Recording Quality Rule Of Thumb
Allow me to speak some truth about the recording arts — the overall quality of music production has been going down since before I started. I’ve done nothing to reverse the trend ;-).
This is due to multiple factors not least of which is the march of technology and the reduction of overall recording budgets bootlegging has brought us.
How much would you spend on producing an album that most of your actual fans won’t even purchase?
There is also the tools of the producer to consider. Modern tech has enabled massive amounts of parallel processing during production, giving producers literally thousands of instances of thousands of effects, including multi-band limiting.
They also have limitless powers of automation, down to the millisecond granularity, and virtual routing that no analog studio could come close to without violating the laws of electronics.
Another ingredient that has changed dramatically is the editing abilities – immediate speed, replication, compilation, layering, beat-to-grid, auto time, auto tune, and auto key change are all at the fingertips of every producer now.
The end result is often times a sound so removed from natural acoustics that there is very little mic/room/air left in the mix. This is not done on accident, because of course there’s enough real rooms and virtual reverbs to compensate – but the MP3 loss process attacks that very air, or transient sound, to accomplish it’s lossiness.
Knowing it will be removed makes you spend less time putting it in. Then you can focus on other sonic tricks.
These sonic tricks include computer-generated automation channels on every parameter on nearly every virtual device, giving the sound all types and sorts of unnatural movements throughout the sound stage.
Sometimes micro-movement is used to blur the signal while fast math-based sweeps and curves allow the sound to pop and shift around the soundstage in a very aggressive way. The speakers respond, your modern ears respond, and you forget you are hearing much less signal since it’s moving around so aggressively.
So how to decode this as a listener? There are a few rules of thumb based on when the recording was created:
- Before 1960 you were hearing a finely crafted microphone or 2 put into a lightly treated room with good musicians standing around it. Not much to mess up there.
- The 1960-1967 years are hit or miss for recording quality because the music industry was growing quickly. Early gear had concrete limitations.

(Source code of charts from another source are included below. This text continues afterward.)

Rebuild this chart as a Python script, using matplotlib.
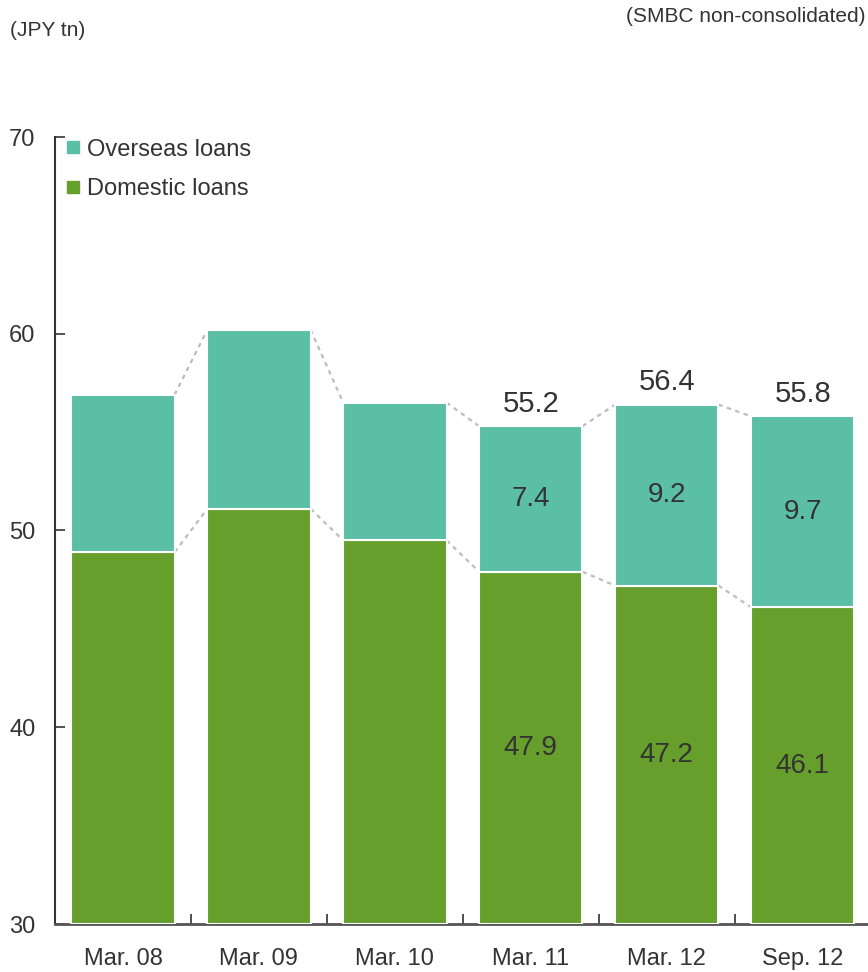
import numpy as np
import matplotlib
matplotlib.use("Agg")
import matplotlib.pyplot as plt
from matplotlib.lines import Line2D

plt.rcParams['font.family'] = ['Liberation Sans', 'DejaVu Sans']

# data (JPY tn)
periods = ["Mar. 08", "Mar. 09", "Mar. 10", "Mar. 11", "Mar. 12", "Sep. 12"]
domestic = [48.9, 51.1, 49.5, 47.9, 47.2, 46.1]
overseas = [8.0, 9.1, 7.0, 7.4, 9.2, 9.7]
total_labels = [None, None, None, "55.2", "56.4", "55.8"]
domestic_labels = [None, None, None, "47.9", "47.2", "46.1"]
overseas_labels = [None, None, None, "7.4", "9.2", "9.7"]

C_OVER = "#5BBFA6"
C_DOM = "#669F2C"
C_TEXT = "#333333"
C_LINK = "#BDBDBD"
BAR_W = 0.76
BASE = 30

fig = plt.figure(figsize=(8.68, 9.72), dpi=100)
ax = fig.add_axes([55 / 868, 48 / 972, 813 / 868, 787 / 972])

x = np.arange(len(periods))
dom = np.array(domestic)
ovr = np.array(overseas)
tot = dom + ovr

ax.bar(x, dom - BASE, bottom=BASE, width=BAR_W, color=C_DOM,
       edgecolor="white", linewidth=1.5, zorder=3)
ax.bar(x, ovr, bottom=dom, width=BAR_W, color=C_OVER,
       edgecolor="white", linewidth=1.5, zorder=3)

# dashed connectors between neighbouring bars
for i in range(len(x) - 1):
    for lvl in (tot, dom):
        ax.plot([x[i] + BAR_W / 2, x[i + 1] - BAR_W / 2], [lvl[i], lvl[i + 1]],
                color=C_LINK, linestyle=(0, (2, 2)), linewidth=1.6, zorder=2)

# value labels
for i in range(len(x)):
    if total_labels[i]:
        ax.annotate(total_labels[i], (x[i], tot[i]), xytext=(0, 6),
                    textcoords="offset points", ha="center", va="bottom",
                    fontsize=21, color=C_TEXT)
    if overseas_labels[i]:
        ax.text(x[i], dom[i] + ovr[i] / 2, overseas_labels[i], ha="center",
                va="center", fontsize=20, color=C_TEXT, zorder=4)
    if domestic_labels[i]:
        ax.text(x[i], (dom[i] + BASE) / 2, domestic_labels[i], ha="center",
                va="center", fontsize=20, color=C_TEXT, zorder=4)

ax.set_xlim(-0.5, 5.48)
ax.set_ylim(30, 70)
ax.set_yticks([30, 40, 50, 60, 70])
ax.tick_params(axis="y", direction="in", length=7, width=1.2, colors="#333333",
               labelsize=17, pad=14)

ax.set_xticks(x[:-1] + 0.5)
ax.set_xticklabels([])
ax.tick_params(axis="x", which="major", direction="in", length=7, width=1.2,
               colors="#333333")
ax.set_xticks(x, minor=True)
ax.set_xticklabels(periods, minor=True)
ax.tick_params(axis="x", which="minor", length=0, labelsize=17, pad=17,
               labelcolor=C_TEXT)

for s in ("top", "right"):
    ax.spines[s].set_visible(False)
ax.spines["left"].set_color("#333333")
ax.spines["left"].set_linewidth(1.5)
ax.spines["bottom"].set_color("#555555")
ax.spines["bottom"].set_linewidth(2)

handles = [
    Line2D([], [], marker="s", linestyle="", markersize=8, color=C_OVER),
    Line2D([], [], marker="s", linestyle="", markersize=8, color=C_DOM),
]
ax.legend(handles, ["Overseas loans", "Domestic loans"], loc="upper left",
          bbox_to_anchor=(-0.013, 1.025), frameon=False, fontsize=17,
          handlelength=0.6, handletextpad=0.3, labelspacing=0.75,
          labelcolor=C_TEXT)

fig.text(10 / 868, 1 - 30 / 972, "(JPY tn)", fontsize=15, color=C_TEXT,
         va="center", ha="left")
fig.text(866 / 868, 1 - 16 / 972, "(SMBC non-consolidated)", fontsize=15,
         color=C_TEXT, va="center", ha="right")

fig.savefig("out.png", dpi=100)
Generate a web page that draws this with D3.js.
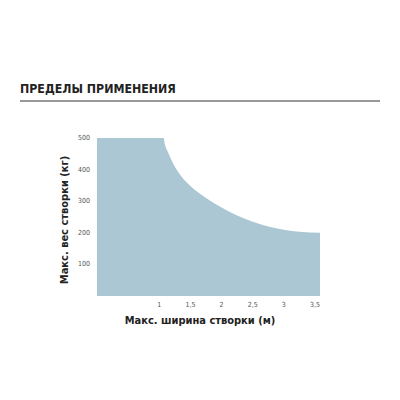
<!DOCTYPE html>
<html><head><meta charset="utf-8">
<script src="https://cdn.jsdelivr.net/npm/d3@7"></script>
<style>body{margin:0;background:#fff}</style></head>
<body><script>
const widths = [0, 1.07, 1.09, 1.14, 1.22, 1.35, 1.5, 1.75, 2, 2.25, 2.5, 2.75, 3, 3.25, 3.58];
const weights = [500, 500, 480, 455, 420, 380, 348, 310, 280, 255, 235, 220, 210, 203, 200];
const xTicks = [1, 1.5, 2, 2.5, 3, 3.5];
const xTickLabels = ["1", "1,5", "2", "2,5", "3", "3,5"];
const yTicks = [100, 200, 300, 400, 500];

const svg = d3.select("body").append("svg").attr("width", 400).attr("height", 400);
const x = d3.scaleLinear().domain([0, 3.5]).range([97, 315]);
const y = d3.scaleLinear().domain([0, 500]).range([296, 138]);

svg.append("text").attr("x", 20).attr("y", 93).text("ПРЕДЕЛЫ ПРИМЕНЕНИЯ")
  .attr("font-family", "DejaVu Sans Condensed, sans-serif").attr("font-weight", "bold")
  .attr("font-size", 12.3).attr("fill", "#222");
svg.append("line").attr("x1", 20).attr("x2", 380).attr("y1", 101).attr("y2", 101)
  .attr("stroke", "#333").attr("stroke-width", 1);

const area = d3.area().x((d, i) => x(widths[i])).y0(y(0)).y1(d => y(d)).curve(d3.curveMonotoneX);
svg.append("path").datum(weights).attr("d", area).attr("fill", "#abc7d3");

const font = "DejaVu Sans Condensed, sans-serif";
svg.selectAll(".xt").data(xTicks).join("text").attr("x", d => x(d)).attr("y", 307)
  .attr("text-anchor", "middle").attr("font-size", 7).attr("font-family", font).attr("fill", "#555")
  .text((d, i) => xTickLabels[i]);
svg.selectAll(".yt").data(yTicks).join("text").attr("x", 84).attr("y", d => y(d) + 2)
  .attr("text-anchor", "middle").attr("font-size", 7).attr("font-family", font).attr("fill", "#555")
  .text(d => d);

svg.append("text").attr("x", 200).attr("y", 324).attr("text-anchor", "middle")
  .attr("font-family", font).attr("font-weight", "bold").attr("font-size", 11).attr("fill", "#222")
  .text("Макс. ширина створки (м)");
svg.append("text").attr("transform", "translate(68,220) rotate(-90)").attr("text-anchor", "middle")
  .attr("font-family", font).attr("font-weight", "bold").attr("font-size", 11).attr("fill", "#222")
  .text("Макс. вес створки (кг)");
</script></body></html>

Basic multi-tracking was being done, and stereo was right around the corner, but gear was still being developed that would realize more advanced concepts.

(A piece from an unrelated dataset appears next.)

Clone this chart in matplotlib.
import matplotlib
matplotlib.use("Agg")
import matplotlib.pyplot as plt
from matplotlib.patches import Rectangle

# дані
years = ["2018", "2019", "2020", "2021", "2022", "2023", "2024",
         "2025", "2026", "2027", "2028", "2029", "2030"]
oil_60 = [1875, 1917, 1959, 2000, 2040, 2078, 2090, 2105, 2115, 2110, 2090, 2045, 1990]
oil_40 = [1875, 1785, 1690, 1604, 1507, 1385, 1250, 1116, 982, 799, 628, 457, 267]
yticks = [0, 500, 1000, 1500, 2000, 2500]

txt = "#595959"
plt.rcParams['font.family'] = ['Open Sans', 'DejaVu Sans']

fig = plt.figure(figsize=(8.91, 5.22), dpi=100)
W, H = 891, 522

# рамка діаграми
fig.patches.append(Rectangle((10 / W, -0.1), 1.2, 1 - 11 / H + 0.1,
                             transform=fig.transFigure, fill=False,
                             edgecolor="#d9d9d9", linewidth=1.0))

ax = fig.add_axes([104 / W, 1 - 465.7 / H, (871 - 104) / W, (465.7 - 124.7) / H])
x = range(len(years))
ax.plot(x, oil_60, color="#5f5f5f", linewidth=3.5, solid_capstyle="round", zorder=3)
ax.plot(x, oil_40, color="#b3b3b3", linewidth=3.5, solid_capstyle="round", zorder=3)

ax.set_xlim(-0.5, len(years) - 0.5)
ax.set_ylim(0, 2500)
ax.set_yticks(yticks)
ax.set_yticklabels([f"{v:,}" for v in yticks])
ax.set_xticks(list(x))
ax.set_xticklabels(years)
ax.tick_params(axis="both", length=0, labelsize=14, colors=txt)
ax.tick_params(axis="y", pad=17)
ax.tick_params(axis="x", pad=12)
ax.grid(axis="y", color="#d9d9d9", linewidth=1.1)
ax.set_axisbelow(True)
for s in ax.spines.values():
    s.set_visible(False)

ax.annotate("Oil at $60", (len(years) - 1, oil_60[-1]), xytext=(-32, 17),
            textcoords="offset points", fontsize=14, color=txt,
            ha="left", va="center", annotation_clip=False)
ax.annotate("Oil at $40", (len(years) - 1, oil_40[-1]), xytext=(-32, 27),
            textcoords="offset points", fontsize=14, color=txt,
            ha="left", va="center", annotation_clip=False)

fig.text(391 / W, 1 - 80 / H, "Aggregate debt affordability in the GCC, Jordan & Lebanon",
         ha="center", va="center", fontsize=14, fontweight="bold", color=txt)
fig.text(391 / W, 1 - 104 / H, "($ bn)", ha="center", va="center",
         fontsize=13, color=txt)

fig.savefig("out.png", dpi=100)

- Professional recordings from roughly 1968 – 1994 will almost always sound good. The equipment used sounded great, there wasn’t much of it, engineers were disciplined, reverbs were real, and artists were supported financially allowing them to develop amazing works, capture them professionally, and market them correctly.
- 1982-1992 brought in digital keyboards, early digital drums, sampling, and heavy gated reverbs with many overdubs, but the overall quality was still there because they were still tracking to huge tape machines through real reverbs.

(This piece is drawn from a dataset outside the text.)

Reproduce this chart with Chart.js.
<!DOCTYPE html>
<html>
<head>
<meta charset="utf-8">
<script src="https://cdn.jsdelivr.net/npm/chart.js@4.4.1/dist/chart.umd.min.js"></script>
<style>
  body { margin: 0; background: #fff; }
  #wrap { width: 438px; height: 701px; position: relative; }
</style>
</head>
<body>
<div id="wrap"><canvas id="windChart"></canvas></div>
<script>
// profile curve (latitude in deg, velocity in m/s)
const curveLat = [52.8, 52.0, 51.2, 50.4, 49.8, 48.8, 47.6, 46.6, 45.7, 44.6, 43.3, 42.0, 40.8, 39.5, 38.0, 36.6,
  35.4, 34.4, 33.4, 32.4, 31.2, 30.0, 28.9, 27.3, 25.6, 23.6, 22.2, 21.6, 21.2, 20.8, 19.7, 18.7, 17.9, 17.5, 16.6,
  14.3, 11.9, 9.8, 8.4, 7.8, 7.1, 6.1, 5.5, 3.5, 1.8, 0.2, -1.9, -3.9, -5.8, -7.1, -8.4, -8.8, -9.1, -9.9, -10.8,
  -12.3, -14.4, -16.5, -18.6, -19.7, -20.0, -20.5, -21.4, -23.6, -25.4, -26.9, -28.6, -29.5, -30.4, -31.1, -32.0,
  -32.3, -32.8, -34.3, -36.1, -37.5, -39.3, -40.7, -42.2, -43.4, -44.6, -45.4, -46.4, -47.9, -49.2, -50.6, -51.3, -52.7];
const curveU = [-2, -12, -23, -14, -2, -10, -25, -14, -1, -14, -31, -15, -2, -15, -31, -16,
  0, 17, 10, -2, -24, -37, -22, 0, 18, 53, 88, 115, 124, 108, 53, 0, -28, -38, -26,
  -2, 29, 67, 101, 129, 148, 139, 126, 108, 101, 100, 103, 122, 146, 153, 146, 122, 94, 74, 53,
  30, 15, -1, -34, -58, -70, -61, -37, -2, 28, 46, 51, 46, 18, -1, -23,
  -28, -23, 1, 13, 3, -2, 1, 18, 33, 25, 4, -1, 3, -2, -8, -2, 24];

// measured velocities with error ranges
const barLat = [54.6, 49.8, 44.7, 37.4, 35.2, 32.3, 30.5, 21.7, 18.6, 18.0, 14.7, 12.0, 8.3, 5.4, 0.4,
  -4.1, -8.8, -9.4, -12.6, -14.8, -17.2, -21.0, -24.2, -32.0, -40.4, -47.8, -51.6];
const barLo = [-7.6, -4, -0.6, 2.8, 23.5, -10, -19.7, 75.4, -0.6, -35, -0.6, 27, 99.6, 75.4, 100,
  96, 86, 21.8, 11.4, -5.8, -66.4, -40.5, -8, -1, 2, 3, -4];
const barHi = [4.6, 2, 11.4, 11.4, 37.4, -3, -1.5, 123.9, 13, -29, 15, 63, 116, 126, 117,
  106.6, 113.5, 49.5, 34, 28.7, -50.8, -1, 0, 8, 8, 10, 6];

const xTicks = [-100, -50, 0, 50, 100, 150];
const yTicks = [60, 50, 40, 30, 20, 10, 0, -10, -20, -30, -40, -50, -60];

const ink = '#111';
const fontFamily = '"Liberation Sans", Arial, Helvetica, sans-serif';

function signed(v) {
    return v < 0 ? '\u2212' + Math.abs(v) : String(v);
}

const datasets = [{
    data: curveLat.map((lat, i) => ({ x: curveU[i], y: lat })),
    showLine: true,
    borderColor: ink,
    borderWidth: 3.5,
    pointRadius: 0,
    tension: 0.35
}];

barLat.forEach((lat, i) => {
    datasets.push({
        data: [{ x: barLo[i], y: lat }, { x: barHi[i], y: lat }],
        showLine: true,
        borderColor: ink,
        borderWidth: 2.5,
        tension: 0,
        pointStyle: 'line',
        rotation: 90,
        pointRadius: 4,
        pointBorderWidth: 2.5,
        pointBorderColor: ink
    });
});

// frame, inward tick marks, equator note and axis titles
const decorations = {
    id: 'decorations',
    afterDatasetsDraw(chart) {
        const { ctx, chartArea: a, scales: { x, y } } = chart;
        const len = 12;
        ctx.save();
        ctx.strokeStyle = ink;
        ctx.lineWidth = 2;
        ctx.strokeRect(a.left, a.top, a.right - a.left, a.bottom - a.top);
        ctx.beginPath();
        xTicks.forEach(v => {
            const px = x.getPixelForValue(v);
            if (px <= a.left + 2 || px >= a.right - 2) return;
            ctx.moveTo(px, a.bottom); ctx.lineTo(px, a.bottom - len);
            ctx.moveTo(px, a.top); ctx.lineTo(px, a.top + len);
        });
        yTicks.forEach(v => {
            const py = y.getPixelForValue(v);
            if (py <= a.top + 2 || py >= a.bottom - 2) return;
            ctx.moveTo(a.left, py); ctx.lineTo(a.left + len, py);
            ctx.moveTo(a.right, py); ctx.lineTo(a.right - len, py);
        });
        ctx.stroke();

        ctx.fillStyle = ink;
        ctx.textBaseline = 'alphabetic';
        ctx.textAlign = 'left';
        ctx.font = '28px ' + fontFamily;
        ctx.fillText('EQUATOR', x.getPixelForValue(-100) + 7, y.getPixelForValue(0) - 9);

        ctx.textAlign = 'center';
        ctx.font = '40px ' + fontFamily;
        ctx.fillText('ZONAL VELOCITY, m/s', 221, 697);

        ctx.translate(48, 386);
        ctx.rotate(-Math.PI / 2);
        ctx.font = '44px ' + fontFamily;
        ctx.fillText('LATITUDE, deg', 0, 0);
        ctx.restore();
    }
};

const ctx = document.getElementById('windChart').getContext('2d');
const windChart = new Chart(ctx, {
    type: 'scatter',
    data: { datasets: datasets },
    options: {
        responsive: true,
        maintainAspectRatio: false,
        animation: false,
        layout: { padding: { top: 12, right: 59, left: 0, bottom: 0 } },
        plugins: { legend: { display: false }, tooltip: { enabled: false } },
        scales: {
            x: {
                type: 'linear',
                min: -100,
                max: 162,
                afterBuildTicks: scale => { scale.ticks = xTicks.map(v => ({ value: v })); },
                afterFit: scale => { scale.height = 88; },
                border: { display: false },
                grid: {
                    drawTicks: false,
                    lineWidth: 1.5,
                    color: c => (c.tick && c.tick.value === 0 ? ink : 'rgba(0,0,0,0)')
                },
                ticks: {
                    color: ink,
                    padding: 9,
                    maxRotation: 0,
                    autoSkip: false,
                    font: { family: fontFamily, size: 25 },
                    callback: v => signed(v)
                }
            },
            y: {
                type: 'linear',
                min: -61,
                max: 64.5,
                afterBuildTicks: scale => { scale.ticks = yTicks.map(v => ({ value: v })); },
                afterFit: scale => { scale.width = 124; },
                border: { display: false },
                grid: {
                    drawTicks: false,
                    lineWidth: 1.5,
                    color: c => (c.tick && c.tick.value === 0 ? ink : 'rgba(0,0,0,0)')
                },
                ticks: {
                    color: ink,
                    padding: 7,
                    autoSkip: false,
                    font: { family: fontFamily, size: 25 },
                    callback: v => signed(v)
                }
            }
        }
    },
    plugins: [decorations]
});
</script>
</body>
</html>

- 1992-2002 was a transition period, with Pro Tools and other DAW’s showing up for editing first, then tracking, and now everything. Quality varies based on the studio’s converters, mics, preamps, and how many bad plugins were avoided. During these years sound quality really depends on genre, producer, and artist.
- 2003-2013 was when we entered into the anything goes phase. Laptops and home PC’s could produce music, and many did. Cheap production gear flooded the market. Large studios and large reverb tanks went out of business worldwide. The consumer format became MP3 played on portable devices so barely anyone bothered with improving recording quality. Many production people worked at 16/44 due to the inevitable degradation to MP3 and the expense of hard drive space. It’s rumored that some pop and hip-hop producers actually mixed in lossy!
- 2014-2015 was when products like PonoPlayer, Fiio X5, Tidal streaming, and the various Sony and Harmon products finally started to inform the public about higher quality digital audio. Artists are noticing and starting to release their music in “master quality” 24bit files.
- Perhaps we have hit the bottom and will turn this around?
Of course there are exceptions to every rule above. This is art not science. There’s stuff from the golden era recorded/mixed/mastered poorly, and I can point to some modern albums that avoid most of the modern pitfalls and sound comparable to classic albums.